Lo que sus filtraciones dejan al descubierto es un submundo de inmoralidad que afecta a todos los españoles y no sólo a quienes las protagonizan
La versión española de legendarios espías como Kim Philby o el alemán Markus Wolf, que inspiraron novelas como El topo o El espía que surgió del frío, más tarde llevadas al cine, es un tipo cuyo aspecto recuerda a Torrente, el casposo y repulsivo policía que ha hecho de oro a su creador, quien encarna también al personaje como actor. Va a ser cierto que la realidad copia al arte y que España sigue siendo diferente, para bien y para mal.
Con innegable estupefacción, los españoles vivimos desde hace tiempo una historia policial que seguramente a Santiago Segura, el creador de Torrente, le debe de producir una gran envidia, pero a que a otros nos causa una gran alarma no tanto por las revelaciones que gotean de ella, que al fin y al cabo podíamos imaginar, como por la ordinariez y la zafiedad que desprende todo, desde la forma de producirse el goteo de informaciones —a través de cintas grabadas (¡en plena era de la tecnología!) que difunde un periódico digital que lleva el nombre del palacio de la Presidencia del Gobierno— hasta el tono de las conversaciones que el autor de las grabaciones mantiene con todo tipo de personajes de la vida pública nacional. Vale que en la intimidad todos nos manifestemos con una espontaneidad que en público nos negamos, pero de ahí a la zafiedad con la que se expresan tanto el autor de las grabaciones como sus traicionados interlocutores media un abismo, el que separa la educación más elemental del lenguaje tabernario y cuartelero. Por eso, en algunas de las conversaciones de las que ahora tenemos conocimiento los españoles a causa de su interesada filtración, lo que más nos sobrecoge a algunos no es el contenido de ellas, por más que en muchos de los casos delaten una inmoralidad obscena, incluso dejen de manifiesto la comisión de algunos delitos, sino el tono torrentiano con el que se expresan los conversadores.
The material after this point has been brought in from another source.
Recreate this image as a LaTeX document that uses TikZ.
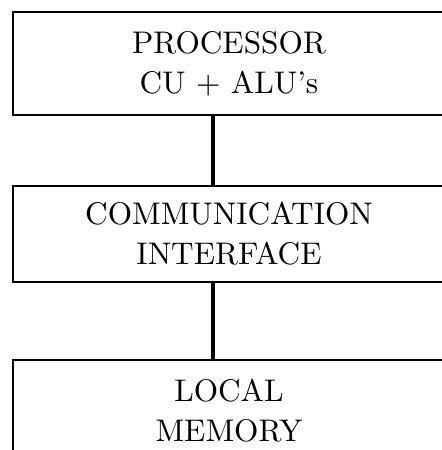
\documentclass[tikz,border=0pt]{standalone}
\usepackage{amsmath, amssymb}
\usepackage{fontspec}
\usepackage{tikz}
\newfontfamily\unitfont{lmroman10-regular}[Extension=.otf,Ligatures=TeX]

\begin{document}
\begin{tikzpicture}[x=1cm,y=1cm,
    unitbox/.style={rectangle,draw,line width=0.9pt,minimum width=8.64cm,
      align=center,inner sep=0pt,font=\unitfont\fontsize{17.8}{22.8}\selectfont},
    link/.style={line width=1.9pt}]

    \useasboundingbox (0,0) rectangle (8.84,-9.0);
    \clip (0,0) rectangle (8.84,-9.0);

    % The three units of one processing element
    \node[unitbox,minimum height=2.06cm] (proc) at (4.58,-1.27)
      {PROCESSOR\\CU + ALU’s};
    \node[unitbox,minimum height=1.92cm] (comm) at (4.58,-4.68)
      {COMMUNICATION\\INTERFACE};
    \node[unitbox,minimum height=2.04cm] (mem) at (4.58,-8.22)
      {LOCAL\\MEMORY};

    % Links between the units
    \coordinate (bus) at (4.26,0);
    \draw[link] (proc.south -| bus) -- (comm.north -| bus);
    \draw[link] (comm.south -| bus) -- (mem.north -| bus);

  \end{tikzpicture}
\end{document}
Que se hable con naturalidad en la mesa de “información vaginal” y de comisiones remite a lo peor de este país y a personajes de nuestra historia reciente más vergonzosa, como el exdirector de la Guardia Civil Luis Roldán o el fallecido presidente del Atlético de Madrid Jesús Gil, a los que muchos reían las gracias en aquel momento. Hay una tradición en este país que confunde lo obsceno con lo natural y la inmoralidad con la picardía y que goza de cierto predicamento en algunos ámbitos, no necesariamente los menos cultivados, como se demuestra.
Que un personaje como Villarejo haya llegado a donde llegó en su carrera profesional, con condecoraciones por parte de todos los Gobiernos a los que sirvió, es preocupante y digno de analizarse, como preocupante es que toda la clase política de un país esté en sus manos desde que entró en la cárcel, pero lo que más debería preocuparnos de toda esta historia es lo que tiene de representativa de una inmoralidad subyacente que no solo afecta a ciertos políticos y personajes conocidos, sino a la sociedad entera, esa que aplaude las filtraciones de Villarejo (al fin y al cabo otra inmoralidad) y se divierte apostando a ver quién será el siguiente en quedar retratado por ellas. Lo siniestro, escribió Schelling, es aquello que, debiendo quedar oculto, nos ha sido revelado, y lo que las filtraciones de Villarejo dejan al descubierto es un submundo de inmoralidad que afecta a todos los españoles y no solo a quienes las protagonizan. Sobre todo a esos que se ríen al escucharlas como si fueran un capítulo más de Torrente.